Se trata de libros que compilan el quehacer escritural desde varios frentes: la creación poética, la reflexión sobre el ser-mujer y la literatura como ejercicio de sanación durante el proceso de rehabilitación de las adicciones. Cabe destacar que el esfuerzo por evidenciar los mecanismos de una conciencia múltiple está presente de manera notable en casi todos estos libros. En sus respectivos prólogos, las coordinadoras expresan la determinación por utilizar a la escritura como un trabajo de construcción de un sujeto colectivo identificado genéricamente. Y aunque los propósitos de cada antología determinan una lectura con finalidades distintas, no puede dejarse de lado el común denominador que las vincula: acompañarse entre ellas en un «viaje hacia la voz y la visibilidad.»

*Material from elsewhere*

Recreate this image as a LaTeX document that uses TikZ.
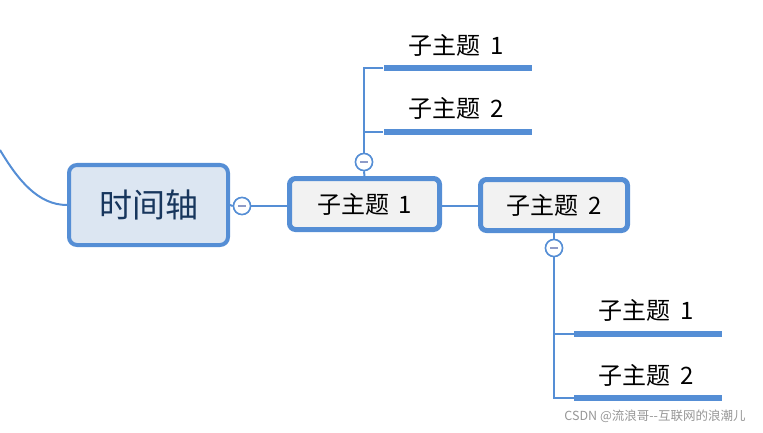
\documentclass[tikz,border=0pt]{standalone}
\usepackage{fontspec}
\setmainfont{Noto Sans CJK SC}
\usetikzlibrary{calc}
\definecolor{bl}{RGB}{85,142,213}
\definecolor{rootfill}{RGB}{220,230,242}
\definecolor{subfill}{RGB}{242,242,242}
\definecolor{navy}{RGB}{23,54,93}
\definecolor{minus}{RGB}{142,155,200}
\definecolor{wm}{RGB}{150,150,150}
\tikzset{
  conn/.style={draw=bl,line width=2pt},
  rootbox/.style={draw=bl,fill=rootfill,line width=4pt,rounded corners=8pt,minimum width=159pt,minimum height=80pt,inner sep=0pt,text=navy,font=\fontsize{33}{38}\selectfont},
  subbox/.style={draw=bl,fill=subfill,line width=5pt,rounded corners=6pt,minimum height=51pt,inner sep=0pt,font=\fontsize{24}{28}\selectfont},
  tog/.style={circle,draw=bl,fill=white,line width=1.5pt,minimum size=17pt,inner sep=0pt},
  bar/.style={fill=bl,minimum width=148pt,minimum height=6pt,inner sep=0pt},
  leaf/.style={inner sep=0pt,font=\fontsize{24}{28}\selectfont},
}
\newcommand{\minusmark}[1]{\draw[minus,line width=2pt] ($(#1)+(-4,0)$) -- ($(#1)+(4,0)$);}
\newcommand{\topic}[1]{\raisebox{-2.5pt}{子主题\hspace{0.4em}#1}}
\begin{document}
\begin{tikzpicture}[x=1pt,y=-1pt]
\useasboundingbox (0,0) rectangle (763,433);
% nodes
\node[rootbox] (root) at (148.5,205) {\raisebox{-2pt}{时间轴}};
\node[subbox,minimum width=150pt] (s1) at (364.5,204) {\topic{1}};
\node[subbox,minimum width=147pt] (s2) at (554,205) {\topic{2}};
\node[tog] (c0) at (242,206) {};
\node[tog] (c1) at (364,162) {};
\node[tog] (c2) at (554,248) {};
\node[bar] (b1) at (457.5,68) {};
\node[bar] (b2) at (457.5,132) {};
\node[bar] (b3) at (648,334) {};
\node[bar] (b4) at (648,398) {};
\node[leaf] (t1) at (456,45) {\topic{1}};
\node[leaf] (t2) at (456,108) {\topic{2}};
\node[leaf] (t3) at (646,310) {\topic{1}};
\node[leaf] (t4) at (646,375) {\topic{2}};
\coordinate (start) at (0,150);
% connectors
\draw[conn] (start) .. controls (18,180) and (38,205) .. (root.west);
\draw[conn] (root.east) -- (c0.west);
\draw[conn] (c0.east) -- (s1.west |- c0.east);
\draw[conn] (s1.east |- c0.east) -- (s2.west |- c0.east);
\draw[conn] (s1.north) -- (c1.south);
\draw[conn] (c1.north) |- (b1.west);
\draw[conn] (c1.north) |- (b2.west);
\draw[conn] (s2.south) -- (c2.north);
\draw[conn] (c2.south) |- (b3.west);
\draw[conn] (c2.south) |- (b4.west);
% redraw toggles on top
\node[tog] at (c0) {};
\node[tog] at (c1) {};
\node[tog] at (c2) {};
\minusmark{c0}
\minusmark{c1}
\minusmark{c2}
\node[text=wm,font=\fontsize{12.5}{14}\selectfont,inner sep=0pt] (wmk) at (655,416) {CSDN @流浪哥{-}{-}互联网的浪潮儿};
\end{tikzpicture}
\end{document}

Finalmente, entre los trabajos de documentación que se integran a este gran ejercicio de reunión de las mujeres se encuentran Ni muy tristona ni muy tristona (2005) del historiador Mario Alberto Magaña y Mujeres en ritual (2014) de Dora Arreola y Sergio Rommel Guzmán. En el primero se presentan cinco entrevistas a indígenas de las comunidades originarias de Baja California, compiladas por Magaña debido a su protagonismo dentro de la cultura yumana como portadoras de los saberes tradicionales así como a su poder de interlocución ante la sociedad dominante y las instituciones oficiales. El segundo trabajo se trata también de una serie de entrevistas en extenso realizadas a la directora y creadora del conjunto artístico de danza-teatro Mujeres en ritual. En este diálogo con Arreola se hace un recorrido por la investigación del movimiento corporal que llevó a las actrices y bailarinas del colectivo a experimentar con las representaciones de la sexualidad y el género en un contexto fronterizo. 

La revisión de estas nueve evidencias que integran a las mujeres en procesos de visibilización mediante el texto escrito me da la pauta para confirmar que, como lo soñamos hace treinta años, la construcción de genealogías femeninas posee una historicidad rastreable en espacios y tiempos claramente situados.